# GIVEN INSTRUCTION
Extract every line that contains the word "this".

# DATA ENTRIES
◆ ◆ ◆ ◆ ◆ ◆ ◆

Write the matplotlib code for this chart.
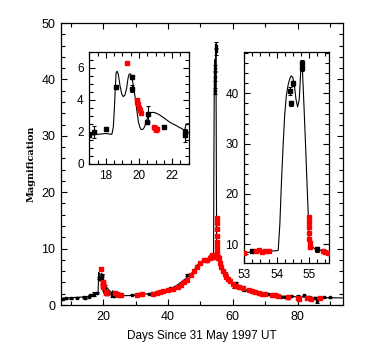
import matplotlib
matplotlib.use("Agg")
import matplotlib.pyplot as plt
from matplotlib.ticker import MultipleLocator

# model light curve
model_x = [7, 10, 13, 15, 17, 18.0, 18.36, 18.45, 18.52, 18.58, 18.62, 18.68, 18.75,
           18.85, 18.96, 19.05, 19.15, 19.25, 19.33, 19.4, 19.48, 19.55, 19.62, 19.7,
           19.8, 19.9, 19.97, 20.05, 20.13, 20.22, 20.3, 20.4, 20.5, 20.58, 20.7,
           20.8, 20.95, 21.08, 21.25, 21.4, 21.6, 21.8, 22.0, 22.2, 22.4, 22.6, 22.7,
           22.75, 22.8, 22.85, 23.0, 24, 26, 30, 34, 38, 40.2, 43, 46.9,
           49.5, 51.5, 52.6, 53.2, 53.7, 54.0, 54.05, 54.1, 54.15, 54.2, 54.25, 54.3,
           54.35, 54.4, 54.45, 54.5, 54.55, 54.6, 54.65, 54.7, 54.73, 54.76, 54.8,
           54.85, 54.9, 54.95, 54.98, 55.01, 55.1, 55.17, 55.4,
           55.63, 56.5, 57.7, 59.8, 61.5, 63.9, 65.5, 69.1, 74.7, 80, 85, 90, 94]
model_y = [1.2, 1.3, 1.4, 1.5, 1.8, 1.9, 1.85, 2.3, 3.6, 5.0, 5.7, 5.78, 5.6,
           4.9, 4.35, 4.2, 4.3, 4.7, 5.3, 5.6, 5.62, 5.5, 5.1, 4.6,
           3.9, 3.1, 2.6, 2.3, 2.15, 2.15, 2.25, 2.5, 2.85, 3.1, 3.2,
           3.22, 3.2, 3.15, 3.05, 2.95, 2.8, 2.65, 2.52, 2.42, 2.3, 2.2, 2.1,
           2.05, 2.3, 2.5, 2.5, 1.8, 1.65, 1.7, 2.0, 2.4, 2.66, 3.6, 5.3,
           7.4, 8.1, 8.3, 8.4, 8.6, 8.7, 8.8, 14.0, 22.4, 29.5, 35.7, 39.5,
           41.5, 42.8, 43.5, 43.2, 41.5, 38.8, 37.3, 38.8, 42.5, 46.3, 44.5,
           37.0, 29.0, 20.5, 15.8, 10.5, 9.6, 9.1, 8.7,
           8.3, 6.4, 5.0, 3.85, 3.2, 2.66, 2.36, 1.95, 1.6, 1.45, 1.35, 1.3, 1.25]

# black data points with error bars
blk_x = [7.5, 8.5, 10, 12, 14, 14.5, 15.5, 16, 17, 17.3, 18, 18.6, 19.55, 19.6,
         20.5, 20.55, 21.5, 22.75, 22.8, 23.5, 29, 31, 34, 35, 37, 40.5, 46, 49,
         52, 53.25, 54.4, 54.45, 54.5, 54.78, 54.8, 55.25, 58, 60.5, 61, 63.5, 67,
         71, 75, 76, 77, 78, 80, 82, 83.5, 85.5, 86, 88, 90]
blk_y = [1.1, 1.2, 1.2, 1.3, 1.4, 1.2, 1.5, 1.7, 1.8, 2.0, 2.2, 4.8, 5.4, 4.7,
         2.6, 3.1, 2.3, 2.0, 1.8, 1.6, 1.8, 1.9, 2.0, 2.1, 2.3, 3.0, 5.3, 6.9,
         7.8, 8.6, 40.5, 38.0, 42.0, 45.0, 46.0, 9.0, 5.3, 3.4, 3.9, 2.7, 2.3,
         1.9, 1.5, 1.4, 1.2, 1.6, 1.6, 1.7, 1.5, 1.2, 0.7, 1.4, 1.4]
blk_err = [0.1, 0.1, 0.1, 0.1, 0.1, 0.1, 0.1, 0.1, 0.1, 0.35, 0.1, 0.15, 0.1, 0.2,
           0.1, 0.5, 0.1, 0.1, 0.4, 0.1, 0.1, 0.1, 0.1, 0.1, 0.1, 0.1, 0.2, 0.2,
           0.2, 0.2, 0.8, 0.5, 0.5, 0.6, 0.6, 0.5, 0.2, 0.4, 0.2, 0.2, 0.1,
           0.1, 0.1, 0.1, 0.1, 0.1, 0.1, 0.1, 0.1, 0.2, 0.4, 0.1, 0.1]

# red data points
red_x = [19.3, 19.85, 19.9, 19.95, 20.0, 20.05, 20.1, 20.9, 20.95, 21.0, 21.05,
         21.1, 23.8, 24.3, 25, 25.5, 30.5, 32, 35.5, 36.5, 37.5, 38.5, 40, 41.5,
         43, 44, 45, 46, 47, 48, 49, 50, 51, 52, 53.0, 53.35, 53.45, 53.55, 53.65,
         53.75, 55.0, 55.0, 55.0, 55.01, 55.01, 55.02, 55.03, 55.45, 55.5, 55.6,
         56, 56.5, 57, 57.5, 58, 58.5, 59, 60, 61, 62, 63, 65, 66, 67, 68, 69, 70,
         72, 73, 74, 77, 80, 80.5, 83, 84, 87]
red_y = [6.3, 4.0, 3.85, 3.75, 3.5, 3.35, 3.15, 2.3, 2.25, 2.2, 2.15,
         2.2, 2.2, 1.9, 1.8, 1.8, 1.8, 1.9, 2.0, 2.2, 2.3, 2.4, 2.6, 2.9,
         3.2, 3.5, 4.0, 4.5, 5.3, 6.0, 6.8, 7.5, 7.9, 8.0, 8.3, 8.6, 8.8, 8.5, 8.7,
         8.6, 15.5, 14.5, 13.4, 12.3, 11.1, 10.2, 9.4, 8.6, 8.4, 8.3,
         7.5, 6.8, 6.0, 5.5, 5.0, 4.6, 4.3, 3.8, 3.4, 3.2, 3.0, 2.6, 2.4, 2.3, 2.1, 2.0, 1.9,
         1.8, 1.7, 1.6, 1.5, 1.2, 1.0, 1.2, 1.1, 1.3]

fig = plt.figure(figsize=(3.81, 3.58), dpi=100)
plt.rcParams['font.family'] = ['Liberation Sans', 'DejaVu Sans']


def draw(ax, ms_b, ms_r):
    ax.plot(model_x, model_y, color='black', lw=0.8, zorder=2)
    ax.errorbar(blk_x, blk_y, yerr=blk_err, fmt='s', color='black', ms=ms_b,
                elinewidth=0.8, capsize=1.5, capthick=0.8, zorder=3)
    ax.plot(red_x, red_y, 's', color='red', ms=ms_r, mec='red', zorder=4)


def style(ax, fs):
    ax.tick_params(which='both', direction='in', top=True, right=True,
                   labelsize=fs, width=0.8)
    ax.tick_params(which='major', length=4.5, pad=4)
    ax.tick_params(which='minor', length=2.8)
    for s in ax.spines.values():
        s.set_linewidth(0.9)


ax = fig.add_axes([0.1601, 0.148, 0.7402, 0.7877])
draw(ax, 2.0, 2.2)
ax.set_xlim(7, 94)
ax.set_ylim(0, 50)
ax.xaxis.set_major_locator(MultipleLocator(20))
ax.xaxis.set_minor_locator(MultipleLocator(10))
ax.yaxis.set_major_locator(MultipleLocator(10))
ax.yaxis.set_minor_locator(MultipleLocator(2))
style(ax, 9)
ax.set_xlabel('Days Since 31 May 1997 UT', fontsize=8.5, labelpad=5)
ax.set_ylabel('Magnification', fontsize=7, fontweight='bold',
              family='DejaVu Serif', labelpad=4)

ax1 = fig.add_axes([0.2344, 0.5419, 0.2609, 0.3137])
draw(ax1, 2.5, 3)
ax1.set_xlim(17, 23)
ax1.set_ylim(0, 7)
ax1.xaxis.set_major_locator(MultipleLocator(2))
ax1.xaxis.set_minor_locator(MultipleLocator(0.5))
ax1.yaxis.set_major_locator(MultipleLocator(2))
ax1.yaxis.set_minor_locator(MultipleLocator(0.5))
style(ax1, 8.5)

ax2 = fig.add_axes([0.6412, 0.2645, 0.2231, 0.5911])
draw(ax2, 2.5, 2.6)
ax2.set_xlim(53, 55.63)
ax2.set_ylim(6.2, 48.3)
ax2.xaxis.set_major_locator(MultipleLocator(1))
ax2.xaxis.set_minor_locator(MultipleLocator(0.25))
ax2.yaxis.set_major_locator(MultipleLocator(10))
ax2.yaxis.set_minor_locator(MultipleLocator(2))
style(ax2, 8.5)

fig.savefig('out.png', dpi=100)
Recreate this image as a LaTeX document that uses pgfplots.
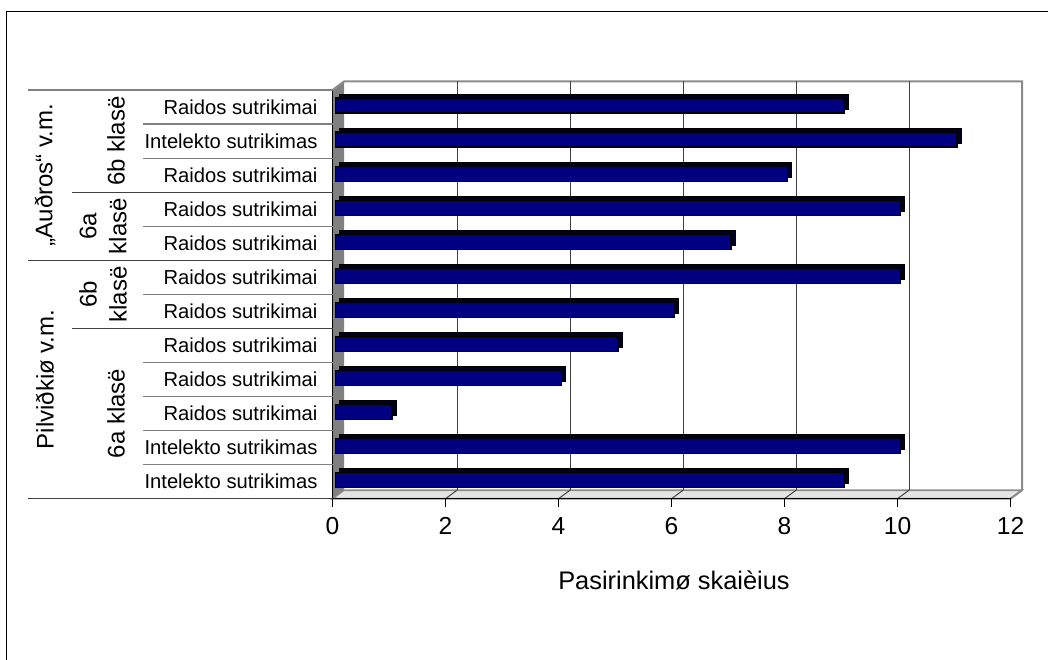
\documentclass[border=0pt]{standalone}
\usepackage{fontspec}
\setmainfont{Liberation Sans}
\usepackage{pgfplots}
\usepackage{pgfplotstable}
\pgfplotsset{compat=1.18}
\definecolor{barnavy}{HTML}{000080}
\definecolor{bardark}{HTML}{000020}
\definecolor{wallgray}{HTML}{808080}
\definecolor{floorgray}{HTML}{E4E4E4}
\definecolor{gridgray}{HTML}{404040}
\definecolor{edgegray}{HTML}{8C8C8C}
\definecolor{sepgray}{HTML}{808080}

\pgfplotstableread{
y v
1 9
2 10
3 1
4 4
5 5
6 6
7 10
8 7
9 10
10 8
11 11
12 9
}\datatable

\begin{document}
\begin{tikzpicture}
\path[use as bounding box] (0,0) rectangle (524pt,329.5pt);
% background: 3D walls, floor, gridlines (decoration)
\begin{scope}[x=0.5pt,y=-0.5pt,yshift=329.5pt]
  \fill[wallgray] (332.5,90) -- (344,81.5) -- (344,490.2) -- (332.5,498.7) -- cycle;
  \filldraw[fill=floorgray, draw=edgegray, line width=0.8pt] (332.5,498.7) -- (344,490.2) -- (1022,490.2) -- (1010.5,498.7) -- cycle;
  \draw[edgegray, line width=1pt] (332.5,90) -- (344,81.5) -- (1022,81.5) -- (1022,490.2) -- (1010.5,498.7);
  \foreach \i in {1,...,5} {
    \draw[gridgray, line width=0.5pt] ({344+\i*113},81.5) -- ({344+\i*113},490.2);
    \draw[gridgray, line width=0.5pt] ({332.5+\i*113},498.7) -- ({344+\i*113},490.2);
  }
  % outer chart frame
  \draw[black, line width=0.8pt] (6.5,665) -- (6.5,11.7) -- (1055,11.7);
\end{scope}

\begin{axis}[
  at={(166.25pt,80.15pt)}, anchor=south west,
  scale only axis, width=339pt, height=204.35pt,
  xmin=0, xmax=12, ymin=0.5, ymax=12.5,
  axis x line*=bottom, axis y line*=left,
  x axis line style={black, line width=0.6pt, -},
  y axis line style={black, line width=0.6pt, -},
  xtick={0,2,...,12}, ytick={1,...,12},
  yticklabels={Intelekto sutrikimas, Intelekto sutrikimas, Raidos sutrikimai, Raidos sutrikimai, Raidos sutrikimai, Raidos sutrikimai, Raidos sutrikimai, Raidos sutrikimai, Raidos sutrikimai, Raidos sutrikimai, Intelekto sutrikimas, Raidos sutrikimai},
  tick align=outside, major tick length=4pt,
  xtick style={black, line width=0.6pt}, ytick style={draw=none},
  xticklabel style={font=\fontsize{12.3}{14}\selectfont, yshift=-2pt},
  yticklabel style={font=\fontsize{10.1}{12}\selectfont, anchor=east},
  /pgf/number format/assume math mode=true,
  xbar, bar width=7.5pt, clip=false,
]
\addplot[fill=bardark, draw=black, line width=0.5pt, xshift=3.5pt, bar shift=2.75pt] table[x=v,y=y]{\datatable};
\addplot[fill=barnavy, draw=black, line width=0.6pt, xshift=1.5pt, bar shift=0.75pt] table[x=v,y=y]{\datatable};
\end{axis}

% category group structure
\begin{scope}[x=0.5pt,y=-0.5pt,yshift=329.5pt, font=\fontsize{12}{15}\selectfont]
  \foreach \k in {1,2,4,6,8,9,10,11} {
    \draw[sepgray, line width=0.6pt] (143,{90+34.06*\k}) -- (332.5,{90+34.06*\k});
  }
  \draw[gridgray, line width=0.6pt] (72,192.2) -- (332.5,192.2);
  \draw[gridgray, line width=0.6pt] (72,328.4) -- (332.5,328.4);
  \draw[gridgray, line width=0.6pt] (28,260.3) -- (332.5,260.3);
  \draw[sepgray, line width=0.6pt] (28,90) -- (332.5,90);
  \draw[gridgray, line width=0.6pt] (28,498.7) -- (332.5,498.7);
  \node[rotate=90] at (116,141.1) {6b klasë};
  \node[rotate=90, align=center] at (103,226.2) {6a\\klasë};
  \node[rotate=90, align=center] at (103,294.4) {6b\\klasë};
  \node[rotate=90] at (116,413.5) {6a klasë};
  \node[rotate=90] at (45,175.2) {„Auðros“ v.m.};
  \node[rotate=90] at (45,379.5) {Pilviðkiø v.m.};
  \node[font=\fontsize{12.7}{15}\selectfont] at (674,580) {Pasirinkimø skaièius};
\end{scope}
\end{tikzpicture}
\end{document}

◆ ◆ ◆ ◆ ◆ ◆ ◆

# EXERCISE SOLUTION
Write the matplotlib code for this chart.
Recreate this image as a LaTeX document that uses pgfplots.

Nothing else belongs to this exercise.